The 14th Conference of the Parties (COP14) to the United Nations Framework Convention on Climate Change (UNFCCC) will open Monday in the central Polish city of Poznan.
The two-week conference is expected to draw 8,000 participants from more than 190 governments and non-governmental institutions.
The conference is aimed at mapping out a blueprint for parties to negotiate in 2009 in a bid to clinch a deal in Copenhagen to succeed the Kyoto Protocol, which was adopted in 1997 and expires in 2012.
Under the Protocol, 37 nations, consisting of highly industrialized countries and countries undergoing the process of transition to market economy, have legally binding greenhouse gas emission limits and reduction commitments of at least 5 percent below 1990 levels by 2008-2012.
The conference of the parties, as the most prestigious forum of political discussion in the scope of climate protection, attracts the attention of the entire world during its annual sessions.
The United Nations Framework Convention on Climate Change, adopted at the Earth Summit in Rio de Janeiro in 1992 and coming into force two years later, is one of the most important environmental agreements to lay down a framework for international actions to address global climate warming.
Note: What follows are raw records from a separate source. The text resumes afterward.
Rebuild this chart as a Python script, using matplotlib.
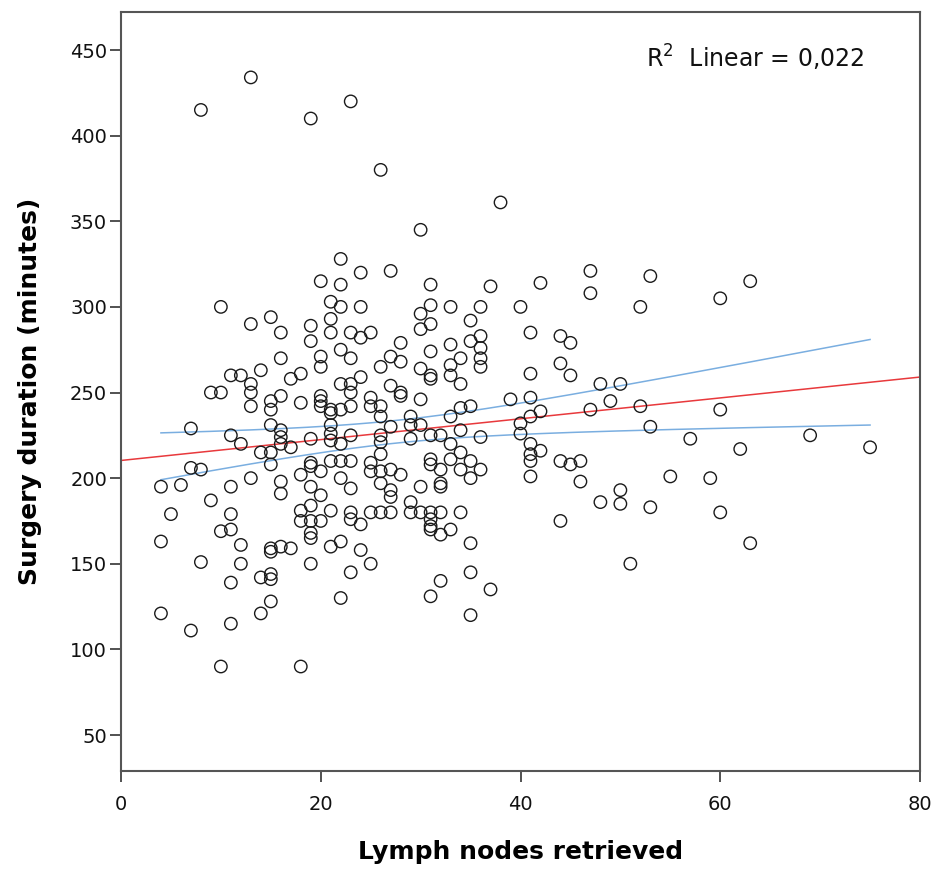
import numpy as np
import matplotlib
matplotlib.use("Agg")
import matplotlib.pyplot as plt

# Lymph nodes retrieved (x) and surgery duration in minutes (y)
pts = [
    # x ~ 4-14 upper
    (10,300),(13,290),(11,260),(12,260),(14,263),(13,255),(9,250),(10,250),(13,250),(13,242),
    (7,229),(11,225),(12,220),(14,215),
    # x ~ 15-27 upper
    (24,320),(27,321),(20,315),(22,313),(21,303),(22,300),(24,300),(15,294),(21,293),(19,289),
    (16,285),(21,285),(23,285),(24,282),(25,285),(19,280),(22,275),(23,270),(20,271),(20,265),
    (16,270),(26,265),(27,271),(18,261),(17,258),(22,255),(23,255),(23,250),(24,259),(27,254),
    (16,248),(15,245),(15,240),(18,244),(20,248),(20,245),(20,242),(21,240),(21,238),(22,240),
    (23,242),(25,247),(25,242),(26,242),(26,236),(15,231),(16,228),(16,224),(21,231),(21,226),
    (21,222),(22,220),(23,225),(19,223),(26,225),(26,221),(27,230),(17,218),(16,220),(15,215),
    # x ~ 28-42 upper
    (31,313),(37,312),(42,314),(31,301),(33,300),(36,300),(40,300),(30,296),(31,290),(30,287),
    (35,292),(41,285),(36,283),(35,280),(36,276),(36,270),(36,265),(34,270),(33,278),(31,274),
    (28,279),(28,268),(30,264),(31,260),(31,258),(33,266),(33,260),(34,255),(41,261),(28,250),
    (28,248),(30,246),(39,246),(41,247),(34,241),(35,242),(33,236),(29,236),(29,231),(30,231),
    (34,228),(40,232),(41,236),(40,226),(29,223),(31,225),(32,225),(33,220),(36,224),(41,220),
    # x ~ 4-14 lower
    (7,206),(8,205),(4,195),(6,196),(11,195),(13,200),(9,187),(5,179),(11,179),(10,169),
    (11,170),(4,163),(12,161),(8,151),(12,150),(11,139),(14,142),(4,121),(7,111),(11,115),
    (14,121),(10,90),(18,90),
    # x ~ 15-27 lower
    (15,208),(16,198),(16,191),(18,202),(19,209),(19,207),(20,204),(21,210),(22,210),(23,210),
    (22,200),(23,194),(19,195),(20,190),(19,184),(18,181),(18,175),(19,175),(20,175),(21,181),
    (19,168),(19,165),(23,180),(23,176),(24,173),(25,180),(26,180),(27,180),(25,209),(25,204),
    (26,214),(26,204),(27,205),(26,197),(27,193),(27,189),(15,159),(16,160),(17,159),(15,157),
    (19,150),(21,160),(22,163),(24,158),(25,150),(23,145),(15,144),(15,141),(15,128),(22,130),
    # x ~ 28-41 lower
    (31,211),(31,208),(33,211),(34,215),(35,210),(34,205),(35,200),(36,205),(32,205),(28,202),
    (30,195),(32,197),(32,195),(29,186),(29,180),(30,180),(31,180),(32,180),(34,180),(31,176),
    (31,172),(31,170),(32,167),(33,170),(35,162),(35,145),(32,140),(37,135),(31,131),(35,120),
    (41,214),(41,210),(41,201),
    # x >= 42
    (47,321),(53,318),(63,315),(47,308),(60,305),(52,300),(44,283),(45,279),(44,267),(45,260),
    (48,255),(50,255),(49,245),(47,240),(52,242),(60,240),(42,239),(53,230),(57,223),(69,225),
    (62,217),(75,218),(42,216),(44,210),(45,208),(46,210),(46,198),(55,201),(59,200),(50,193),
    (48,186),(50,185),(53,183),(60,180),(44,175),(63,162),(51,150),
    # outliers
    (8,415),(13,434),(19,410),(23,420),(26,380),(38,361),(30,345),(22,328),
]
lymph_nodes = np.array([p[0] for p in pts], dtype=float)
duration = np.array([p[1] for p in pts], dtype=float)

x_ticks = [0, 20, 40, 60, 80]
y_ticks = [50, 100, 150, 200, 250, 300, 350, 400, 450]
r2_label = "R$^2$  Linear = 0,022"

fig = plt.figure(figsize=(9.4, 8.72), dpi=100)
ax = fig.add_axes([121/940, 1-771/872, (920-121)/940, (771-12)/872])

ax.scatter(lymph_nodes, duration, s=80, facecolors='none', edgecolors='#1a1a1a',
           linewidths=1.0, zorder=3)

# linear fit + 95% CI of the mean
b, a = np.polyfit(lymph_nodes, duration, 1)
xl = np.linspace(0, 80, 200)
ax.plot(xl, a + b*xl, color='#e8393c', lw=1.1, zorder=2)
n = len(lymph_nodes)
resid = duration - (a + b*lymph_nodes)
s = np.sqrt(np.sum(resid**2)/(n-2))
xm = lymph_nodes.mean()
sxx = np.sum((lymph_nodes-xm)**2)
xc = np.linspace(lymph_nodes.min(), lymph_nodes.max(), 200)
half = 1.968*s*np.sqrt(1/n + (xc-xm)**2/sxx)
ax.plot(xc, a + b*xc + half, color='#7aaee0', lw=1.1, zorder=2)
ax.plot(xc, a + b*xc - half, color='#7aaee0', lw=1.1, zorder=2)

ax.set_xlim(0, 80)
ax.set_ylim(28.98, 472.2)
ax.set_xticks(x_ticks)
ax.set_yticks(y_ticks)
ax.tick_params(labelsize=14, length=8, width=1.2, color='#333333', labelcolor='#111111')
ax.tick_params(axis='x', pad=9)
ax.tick_params(axis='y', pad=2)
for sp in ax.spines.values():
    sp.set_color('#555555')
    sp.set_linewidth(1.5)
ax.set_xlabel("Lymph nodes retrieved", fontsize=18, fontweight='bold')
ax.set_ylabel("Surgery duration (minutes)", fontsize=18, fontweight='bold')
ax.xaxis.set_label_coords(0.5, -0.091)
ax.yaxis.set_label_coords(-0.099, 0.5)
ax.text(0.794, 0.94, r2_label, transform=ax.transAxes, fontsize=17, ha='center', va='center',
        color='#111111')

fig.savefig("out.png", dpi=100)
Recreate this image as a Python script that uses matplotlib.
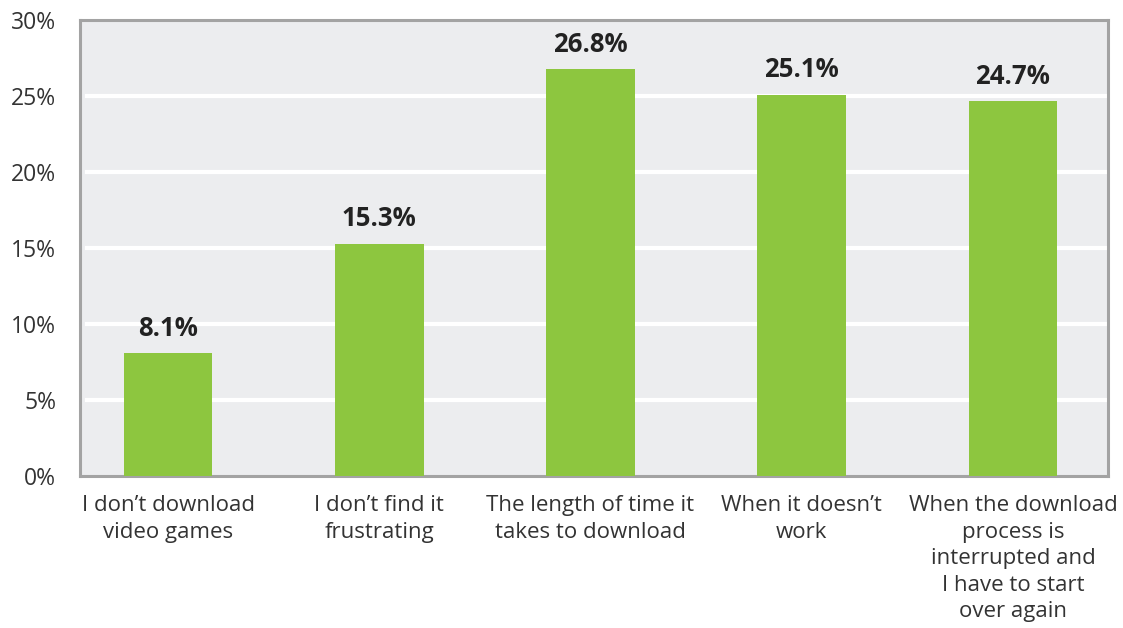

Thanks to negotiations following the adoption of the UNFCCC, political leaders endorsed the first legally binding document in regard to greenhouse gas emission control, the Kyoto Protocol, to ensure the implementation of the provisions of the Convention.
The debates under the convention have also covered such important issues as the mechanisms to provide financial support for developing countries, technology transfer and international carbon dioxide emissions trading.